Der langsame Satz ist mit Elegie für Elke überschrieben, eIne früh verstorbene Frau der diese Trauer Musik gewidmet ist. Sie steht in der Tradition der Tombeaux Musiken der französischen Cembalisten des 17. und 18. Jahrhunderts im weitesten Sinne. Aber Elke, so schreibt der Komponist war eine heitere Person und sehr quirlig, entsprechend gibt es auch ein paar muntere Passagen darin.
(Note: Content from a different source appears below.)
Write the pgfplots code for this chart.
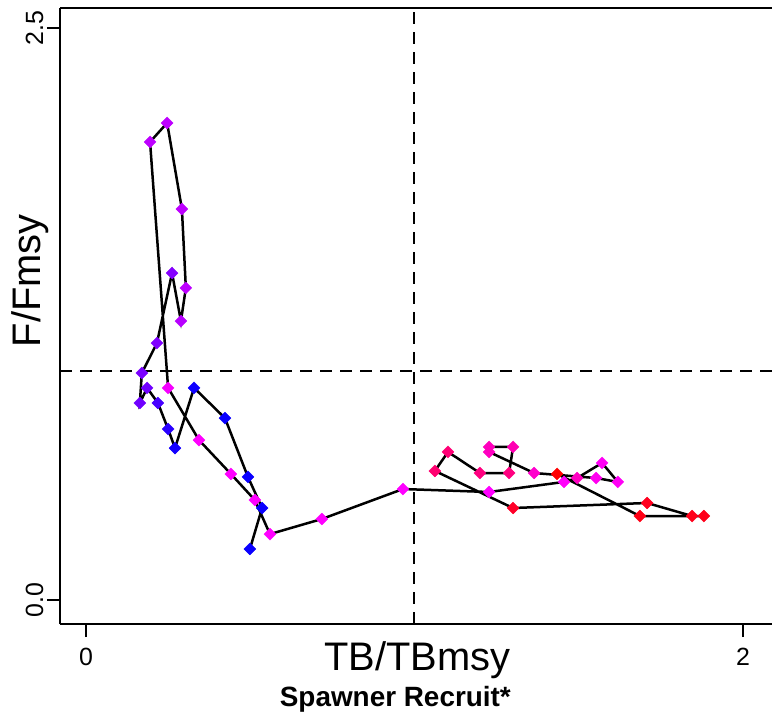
\documentclass[border=0pt]{standalone}
\usepackage{pgfplots}
\pgfplotsset{compat=1.18}
\usepackage{pgfplotstable}
\usepackage{fontspec}
\setmainfont{Liberation Sans}

\pgfplotstableread{
x y c
0.499 0.223 0.02
0.536 0.402 0.02
0.493 0.538 0.02
0.423 0.795 0.02
0.329 0.927 0.03
0.271 0.664 0.04
0.250 0.747 0.08
0.219 0.861 0.14
0.186 0.927 0.22
0.164 0.861 0.22
0.170 0.992 0.24
0.216 1.123 0.25
0.262 1.429 0.26
0.289 1.219 0.36
0.304 1.364 0.37
0.292 1.709 0.37
0.247 2.085 0.37
0.195 2.002 0.37
0.250 0.927 0.48
0.344 0.699 0.50
0.441 0.551 0.50
0.514 0.437 0.50
0.560 0.288 0.50
0.718 0.354 0.50
0.965 0.485 0.50
1.227 0.472 0.50
1.455 0.516 0.51
1.495 0.533 0.62
1.571 0.599 0.52
1.619 0.516 0.52
1.553 0.533 0.53
1.364 0.555 0.60
1.227 0.647 0.62
1.227 0.669 0.63
1.300 0.669 0.65
1.288 0.555 0.75
1.199 0.555 0.75
1.102 0.647 0.77
1.062 0.564 0.78
1.300 0.402 0.92
1.708 0.424 0.94
1.845 0.367 0.95
1.881 0.367 0.95
1.686 0.367 0.96
1.434 0.551 1.00
}\kobe

\begin{document}
\begin{tikzpicture}
\useasboundingbox (0,0) rectangle (772bp,723bp);
\begin{axis}[
  at={(60bp,99bp)}, anchor=south west,
  scale only axis, width=712bp, height=616bp,
  xmin=-0.0791, xmax=2.0883, ymin=-0.1049, ymax=2.5874,
  axis x line*=box, axis y line*=left,
  xtick={0,2}, xticklabels={0,2},
  ytick={0,2.5}, yticklabels={0.0,2.5},
  xtick pos=bottom, ytick pos=left,
  tick align=outside, major tick length=13bp,
  every tick/.style={black, line width=2.2bp},
  axis line style={black, line width=2.5bp},
  ticklabel style={font=\fontsize{25}{29}\selectfont},
  yticklabel style={rotate=90, anchor=south},
  xticklabel style={anchor=north, yshift=-8bp},
  clip=false,
  colormap={bmr}{rgb255=(0,0,255) rgb255=(255,0,255) rgb255=(255,0,0)},
  point meta min=0, point meta max=1,
]
\addplot[black, line width=2bp, dash pattern=on 12bp off 8bp] coordinates {(-0.0791,1) (2.0883,1)};
\addplot[black, line width=2bp, dash pattern=on 12bp off 8bp] coordinates {(1,-0.1049) (1,2.5874)};
\addplot[black, line width=2.5bp, no marks] table[x=x, y=y] {\kobe};
\addplot[only marks, scatter, scatter src=explicit, mark=square*, mark size=4.2bp,
  scatter/use mapped color={draw=mapped color, fill=mapped color},
  mark options={rotate=45, line width=0.4bp}] table[x=x, y=y, meta=c] {\kobe};

\node[anchor=base, yshift=-46bp, font=\fontsize{40}{44}\selectfont] at (rel axis cs:0.502,0) {TB/TBmsy};
\node[xshift=-19bp, rotate=90, anchor=base, font=\fontsize{40}{44}\selectfont] at (rel axis cs:0,0.557) {F/Fmsy};
\node[anchor=base, yshift=-82bp, font=\fontsize{28}{32}\selectfont\bfseries] at (rel axis cs:0.471,0) {Spawner Recruit*};
\end{axis}
\end{tikzpicture}
\end{document}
Ein schönes Oboen-Solo klagt zum Streicherteppich und melancholische Akkorde des Klaviers von dem Paar an den Tasten feinsinnig eingeflochten, ergeben eine stille Trauer Musik, die sich zum Ende hin aufheitert und muntere Sprünge zum besten gibt. Das Finale überrascht mit der Finesse eines Kanons. Es hat etwas von der Palimpsest Technik der früheren Kloster Schreibwerkstätten. So der Komponist. Auch hier wird der Kanon eingebaut, so dass sich ein farbiges rankendes Spiel und Finale entfaltet. Ein wirklich bemerkenswerter Beitrag der Klavierkonzert- Literatur der Gegenwart.
Eines der schönsten Violinkonzerte der Romantik erklang zum Abschluss. Peter Tschaikowski komponierte es nach einer Krise am Genfersee und widmete es seinen Freund und Geliebten dem Geiger Kotik. In Konstanz übernahm den Solopart Jona Christina Goicea mit viel Liebe wie Hingabe und ausgesprochenem Temperament und Schönklang glitzerten ihre Violin Skalen schon im ersten Allegro Moderato. Eine heitere Musik schrieb hier Tschaikowsky, die ein wenig an Mozart anklingt, das wird quasi in die russische Romantik übersetzt. Das Orchester hat einige wuchtige Akkorde, die sehr festlich klingen aufzubieten. Zwischendrin rankt und glitzert und funkelt aber die Solovioline in den höchsten Lagen und ganz brillanten  Läufen. Danach folgt eine wunderschöne verhaltene Idylle, sie strömt in der Cazonetta Andante aus. Hier sehr innig gespielt und tief die Herzen des Publikums berührend.
Endlich das Funken sprühende Finale, das von der Solistin und dem Orchester hinreißend gegeben wurde. Großer Applaus für ein ausgefallenes Konzert mit spannenden Stücken.